ETL is the automated and auditable data acquisition process from source system that involves one or more sub processes of data extraction, data transportation, data transformation, data consolidation, data integration, data loading and data cleaning.
Disscussion:
Source System can be any application or data store that creates or stores data and acts as a data source to other systems. If data is created in such a source system it can as well called Data Factory.
Automation is critical or the very purpose of ETL will be defeated. ETL no good if processes need to be manually scheduled, executed or manually monitored.
Data quality is a critical factor for the success of data warehousing projects. If data is of inadequate quality, then the knowledge workers who query the data warehouse and the decision makers who receive the information cannot trust the results. In order to obtain clean and reliable data, it is imperative to focus on data quality. While many data warehouse projects do take data quality into consideration, it is often given a delayed afterthought.

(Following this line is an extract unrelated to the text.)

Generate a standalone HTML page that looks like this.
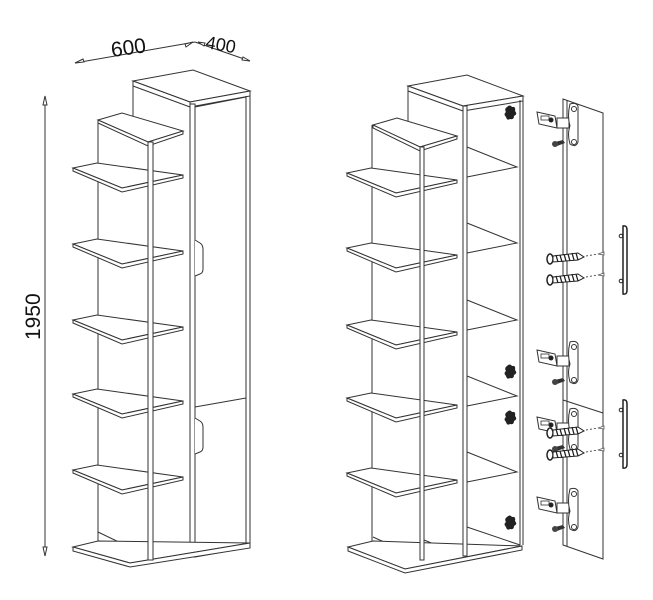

Even QA after ETL is not good enough the Quality process needs to be incorporated in the ETL process itself.. Data quality has to be maintained for individual records or even small bits of information to ensure accuracy of complete database. One rotten tomato can ruin whole basket. It has to be ensured that the data is consistently updated to represent the source system. The accuracy of individual element of data is important so is the integrity of data across various pieces of information.
Extraction is first major step in physical implementation of ETL. Extraction initiates or triggers further downstream processes.
Needless to say, once data is extracted it has to be hauled and transported to target, because the physical location of the source system might be different from the target warehouse. Also many aspects like security, encryption, bandwidth, and transportation time have to be considered which will be discussed in the upcoming chapters.
Transformation is the series of tasks that prepares the data for loading into the warehouse. Once data is secured, you have worry about its format or structure. Because it will be not be in the format needed for the target. Example the grain level, data type, might be different. Data cannot be used as it is. Some rules and functions need to be applied to transform the data. There are many types of transformation that occur on the incoming data, which will be discussed, latter on.
One of the purposes of ETL is to consolidate the data in a central repository or to bring it at one logical or physical place. Data can be consolidated from similar systems, different subject areas, etc.
ETL must support data integration for the data coming from multiple sources and data coming at different times. This has to be seamless operation. This will avoid overwriting existing data, creating duplicate data or even worst simply unable to load the data in the target.
Loading part of the process is critical to integration and consolidation. Loading process decides the modality of how the data is added in the warehouse or simply rejected. Methods like addition, Updating or deleting are executed at this step. What happens to the existing data? Should the old data be deleted because of new information? Or should the data be archived? Should the data be treated as additional data to the existing one?
The incoming data might not be perfect. New York City might be shown in India or the Taj Mahal in France. Data has to be cleaned before it goes into the database.
Data can be loaded with lots of care. Does that that means data loaded in the Warehouse correct? What is the confidence level in the data? A data auditing process can only establish the confidence level. This auditing process normally happens after the loading of data.
Data Derivation is a process adding derived data values from reference or transactional data with simple string or mathimatical functions functions. Example Income – expense = profit. NY = New York. But ideally no business rules should be invloved & complex or time variant calcuations should be avoided.
Data enrichment is adding/combining external data values, rules to enrich the information already existing in the data. Example if we can get a list that provides a relationship between Zip Code,City and State, then if a address field has Zip code 06905 it be safely assumed and address can be enriched by doing a lookup on this table to get Zip Code 06905 –> City Stamford –> State CT.